■ **RECORDED DATA**:
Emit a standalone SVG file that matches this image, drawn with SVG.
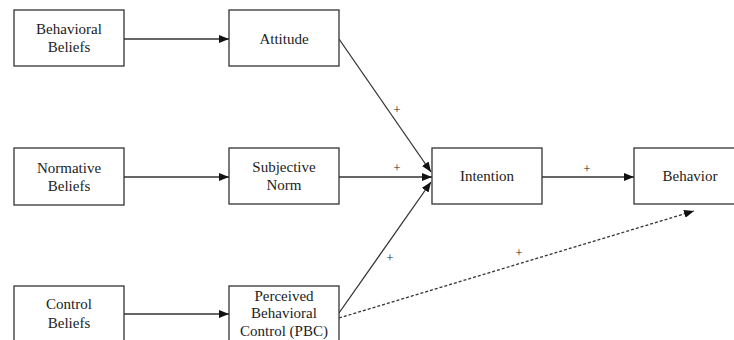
<svg xmlns="http://www.w3.org/2000/svg" width="734" height="340" viewBox="0 0 734 340" font-family="Liberation Serif, Times New Roman, serif">
<style>
.box{fill:#fff;stroke:#333;stroke-width:1.3}
text{fill:#222;text-anchor:middle}
.t{font-size:15px}
.p{font-size:13px}
.c{stroke:#333;stroke-width:1.3;fill:none}
.d{stroke-dasharray:3,2}
</style>
<defs>
<marker id="ah" viewBox="0 0 10 8" refX="10" refY="4" markerWidth="10" markerHeight="8" markerUnits="userSpaceOnUse" orient="auto">
<path d="M0,0 L10,4 L0,8 Z" fill="#111"/>
</marker>
</defs>
<rect width="734" height="340" fill="#fff"/>
<g id="connectors">
<line class="c" x1="124" y1="39" x2="229" y2="39" marker-end="url(#ah)"/>
<line class="c" x1="124" y1="177" x2="229" y2="177" marker-end="url(#ah)"/>
<line class="c" x1="124" y1="314" x2="229" y2="314" marker-end="url(#ah)"/>
<line class="c" x1="339" y1="39" x2="431" y2="172" marker-end="url(#ah)"/>
<line class="c" x1="339" y1="177" x2="432" y2="177" marker-end="url(#ah)"/>
<line class="c" x1="339" y1="313" x2="431" y2="182" marker-end="url(#ah)"/>
<line class="c" x1="542" y1="177" x2="634" y2="177" marker-end="url(#ah)"/>
<line class="c d" x1="339" y1="318" x2="694" y2="211" marker-end="url(#ah)"/>
<text class="p" x="397" y="114">+</text>
<text class="p" x="397" y="172">+</text>
<text class="p" x="390" y="262">+</text>
<text class="p" x="587" y="173">+</text>
<text class="p" x="519" y="257">+</text>
</g>
<g id="behavioral-beliefs">
<rect class="box" x="14" y="10" width="110" height="56"/>
<text class="t" x="69" y="34">Behavioral</text>
<text class="t" x="69" y="52">Beliefs</text>
</g>
<g id="attitude">
<rect class="box" x="229" y="10" width="110" height="56"/>
<text class="t" x="284" y="44">Attitude</text>
</g>
<g id="normative-beliefs">
<rect class="box" x="14" y="148" width="110" height="57"/>
<text class="t" x="69" y="173">Normative</text>
<text class="t" x="69" y="191">Beliefs</text>
</g>
<g id="subjective-norm">
<rect class="box" x="229" y="148" width="110" height="56"/>
<text class="t" x="284" y="172">Subjective</text>
<text class="t" x="284" y="190">Norm</text>
</g>
<g id="intention">
<rect class="box" x="432" y="148" width="110" height="56"/>
<text class="t" x="487" y="181">Intention</text>
</g>
<g id="behavior">
<rect class="box" x="634" y="148" width="110" height="56"/>
<text class="t" x="690" y="181">Behavior</text>
</g>
<g id="control-beliefs">
<rect class="box" x="14" y="286" width="110" height="70"/>
<text class="t" x="69" y="309">Control</text>
<text class="t" x="69" y="328">Beliefs</text>
</g>
<g id="pbc">
<rect class="box" x="229" y="286" width="110" height="70"/>
<text class="t" x="284" y="301">Perceived</text>
<text class="t" x="284" y="318">Behavioral</text>
<text class="t" x="284" y="336">Control (PBC)</text>
</g>
</svg>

■ **EXERCISE DESCRIPTION**: Reproduce all of the material above word for word. Omit the pictures.

■ **SOLUTION FOR THIS PROBLEM**:
Emit a standalone SVG file that matches this image, drawn with SVG.
<svg xmlns="http://www.w3.org/2000/svg" width="734" height="340" viewBox="0 0 734 340" font-family="Liberation Serif, Times New Roman, serif">
<style>
.box{fill:#fff;stroke:#333;stroke-width:1.3}
text{fill:#222;text-anchor:middle}
.t{font-size:15px}
.p{font-size:13px}
.c{stroke:#333;stroke-width:1.3;fill:none}
.d{stroke-dasharray:3,2}
</style>
<defs>
<marker id="ah" viewBox="0 0 10 8" refX="10" refY="4" markerWidth="10" markerHeight="8" markerUnits="userSpaceOnUse" orient="auto">
<path d="M0,0 L10,4 L0,8 Z" fill="#111"/>
</marker>
</defs>
<rect width="734" height="340" fill="#fff"/>
<g id="connectors">
<line class="c" x1="124" y1="39" x2="229" y2="39" marker-end="url(#ah)"/>
<line class="c" x1="124" y1="177" x2="229" y2="177" marker-end="url(#ah)"/>
<line class="c" x1="124" y1="314" x2="229" y2="314" marker-end="url(#ah)"/>
<line class="c" x1="339" y1="39" x2="431" y2="172" marker-end="url(#ah)"/>
<line class="c" x1="339" y1="177" x2="432" y2="177" marker-end="url(#ah)"/>
<line class="c" x1="339" y1="313" x2="431" y2="182" marker-end="url(#ah)"/>
<line class="c" x1="542" y1="177" x2="634" y2="177" marker-end="url(#ah)"/>
<line class="c d" x1="339" y1="318" x2="694" y2="211" marker-end="url(#ah)"/>
<text class="p" x="397" y="114">+</text>
<text class="p" x="397" y="172">+</text>
<text class="p" x="390" y="262">+</text>
<text class="p" x="587" y="173">+</text>
<text class="p" x="519" y="257">+</text>
</g>
<g id="behavioral-beliefs">
<rect class="box" x="14" y="10" width="110" height="56"/>
<text class="t" x="69" y="34">Behavioral</text>
<text class="t" x="69" y="52">Beliefs</text>
</g>
<g id="attitude">
<rect class="box" x="229" y="10" width="110" height="56"/>
<text class="t" x="284" y="44">Attitude</text>
</g>
<g id="normative-beliefs">
<rect class="box" x="14" y="148" width="110" height="57"/>
<text class="t" x="69" y="173">Normative</text>
<text class="t" x="69" y="191">Beliefs</text>
</g>
<g id="subjective-norm">
<rect class="box" x="229" y="148" width="110" height="56"/>
<text class="t" x="284" y="172">Subjective</text>
<text class="t" x="284" y="190">Norm</text>
</g>
<g id="intention">
<rect class="box" x="432" y="148" width="110" height="56"/>
<text class="t" x="487" y="181">Intention</text>
</g>
<g id="behavior">
<rect class="box" x="634" y="148" width="110" height="56"/>
<text class="t" x="690" y="181">Behavior</text>
</g>
<g id="control-beliefs">
<rect class="box" x="14" y="286" width="110" height="70"/>
<text class="t" x="69" y="309">Control</text>
<text class="t" x="69" y="328">Beliefs</text>
</g>
<g id="pbc">
<rect class="box" x="229" y="286" width="110" height="70"/>
<text class="t" x="284" y="301">Perceived</text>
<text class="t" x="284" y="318">Behavioral</text>
<text class="t" x="284" y="336">Control (PBC)</text>
</g>
</svg>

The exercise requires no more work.